By Victor Shelton and Robert Zupancic
Cover crops could be used for livestock grazing. If these crops are planted with funds from the USDA-NRCS Environmental Quality Incentives Program, the grazing needs to be managed to guarantee that the original purpose isn’t compromised. Grazing is a secondary purpose with EQIP. Erosion control, soil compaction relief, nutrient management and soil health are primary purposes.
There are two possible times for grazing fall-seeded cover crops: either fall and winter or spring. It’s specific to the cover crop planted. Either time frame can reduce feed costs, extend the grazing season and, especially in the fall, allow for longer rest and more growth on pasture fields not being grazed.
The more days livestock can graze and not be fed something you must haul to them, the easier it is on your wallet.
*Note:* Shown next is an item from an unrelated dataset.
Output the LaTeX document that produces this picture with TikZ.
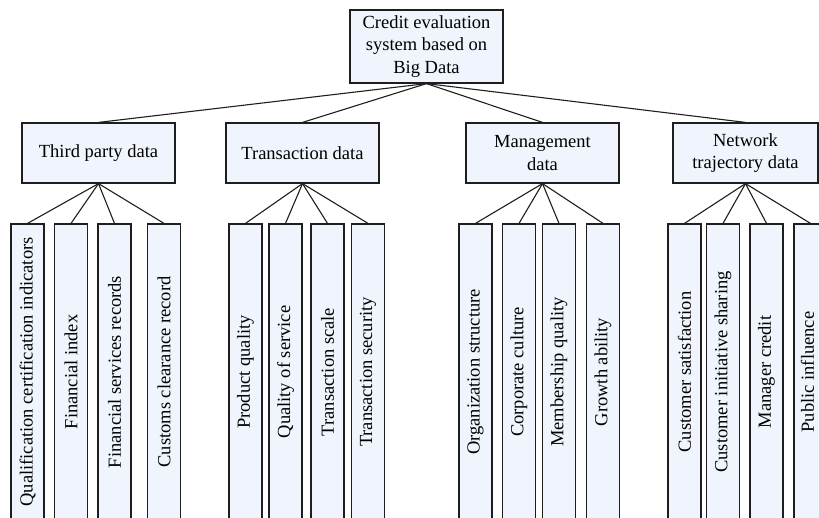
\documentclass[tikz,border=0pt]{standalone}
\usepackage{fontspec}
\setmainfont{Liberation Serif}
\definecolor{boxfill}{RGB}{240,244,252}
\definecolor{edge}{RGB}{30,30,30}
\tikzset{
  box/.style={draw=edge, line width=1.2pt, fill=boxfill, inner sep=0pt,
    align=center, font=\fontsize{18.5}{22.5}\selectfont},
  hbox/.style={box, minimum width=153pt, minimum height=60pt},
  leaf/.style={box, minimum width=33pt, minimum height=296pt},
  link/.style={line width=1.1pt, draw=edge},
  vtext/.style={inner sep=0pt, font=\fontsize{18.5}{22.5}\selectfont}
}
\begin{document}
\begin{tikzpicture}[x=1pt, y=-1pt]
  \useasboundingbox (0,0) rectangle (819,518);
  \clip (0,0) rectangle (819,518);

  % root
  \node[box, minimum width=153pt, minimum height=73pt] (root) at (426.5,46.5)
    {Credit evaluation\\system based on\\Big Data};

  % second level
  \node[hbox] (tp) at (98.5,153) {Third party data};
  \node[hbox] (tr) at (302.5,153) {Transaction data};
  \node[hbox] (mg) at (542.5,153) {Management\\data};
  \node[hbox, minimum width=145pt] (nt) at (745.5,153) {Network\\trajectory data};

  \foreach \c in {tp,tr,mg,nt}
    \draw[link] (root.south) -- (\c.north);

  % leaves
  \foreach \n/\x/\p/\t in {
      l1/27.5/tp/Qualification certification indicators,
      l2/71/tp/Financial index,
      l3/114.5/tp/Financial services records,
      l4/164/tp/Customs clearance record,
      l5/245.5/tr/Product quality,
      l6/285.5/tr/Quality of service,
      l7/327.5/tr/Transaction scale,
      l8/368/tr/Transaction security,
      l9/475.5/mg/Organization structure,
      l10/519/mg/Corporate culture,
      l11/559/mg/Membership quality,
      l12/603/mg/Growth ability,
      l13/684.5/nt/Customer satisfaction,
      l14/723/nt/Customer initiative sharing,
      l15/766.5/nt/Manager credit}
  {
    \node[leaf] (\n) at (\x,372) {\rotatebox{90}{\t}};
    \draw[link] (\p.south) -- (\n.north);
  }

  % last leaf runs off the right edge; its label sits a little left of centre
  \node[leaf] (l16) at (810.5,372) {};
  \node[vtext] (l16t) at (807.5,372) {\rotatebox{90}{Public influence}};
  \draw[link] (nt.south) -- (l16.north);
\end{tikzpicture}
\end{document}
Feeding hay normally means nutrients were removed from somewhere. Grazing forages returns most nutrients to the land and enhances biological life in the soil.
On prevented planting acres, forages can be grazed or harvested after Sept. 1 in 2019 only. Summer annuals such as sorghum-sudangrass, sudangrass and millets are best suited for this use. However, some forages — such as sorghum-sudangrass, sunn hemp and some millets — may become overmature by Sept. 1. Two other negative possibilities of summer annuals are nitrate toxicity and prussic acid poison.
There are other choices. Brassicas and oats grow quickly in September with sufficient moisture and can produce quite a bit of forage quickly. Oats and possibly brassicas will normally winterkill. Cereal rye planted with these crops will continue growing and come on strong next spring, providing good cover and possibly a second opportunity to graze if soil conditions are favorable.
Cover crop benefits
Adding annuals can significantly increase intake and nutritional quality of corn residue. Higher moisture content and nutritional quality of growing cover crops balances the dryness and lower quality of corn residue.
Most cereal grains — such as wheat, triticale and cereal rye — planted in the fall don’t get enough growth to graze in the fall. They can provide a fair amount of grazing the following spring if soil conditions allow. However, springs often are too wet to graze. If soil conditions prevail, livestock can graze early growth, and annuals can still provide adequate cover to plant into.
It’s always best to allocate annuals and crop residues in one- to seven-day allocations for the highest efficiency. Livestock shouldn’t be left on fields all winter, nor fed hay or other products that would negatively affect the cover crop or require tillage to resolve problems prior to planting.
When grazing cover crops grown on cropland, it’s important that you know what herbicides and other pesticides have been used and what the wait period is prior to grazing. Always follow label restrictions.
A properly planned cover crop can add numerous options if you’re currently grazing or if you plan to add livestock for additional soil health benefits. Proper planning — such as the potential carryover of previous herbicides, cover crop seed selection, establishment methods and timing — will help improve your overall cover crop experience. Explore how you can integrate cover crop grazing opportunities into your pasture-based livestock operation.
Shelton is the state grazing specialist with the Natural Resources Conservation Service. Zupancic is the NRCS southeast Indiana grazing specialist. They write on behalf of the Indiana Conservation Partnership.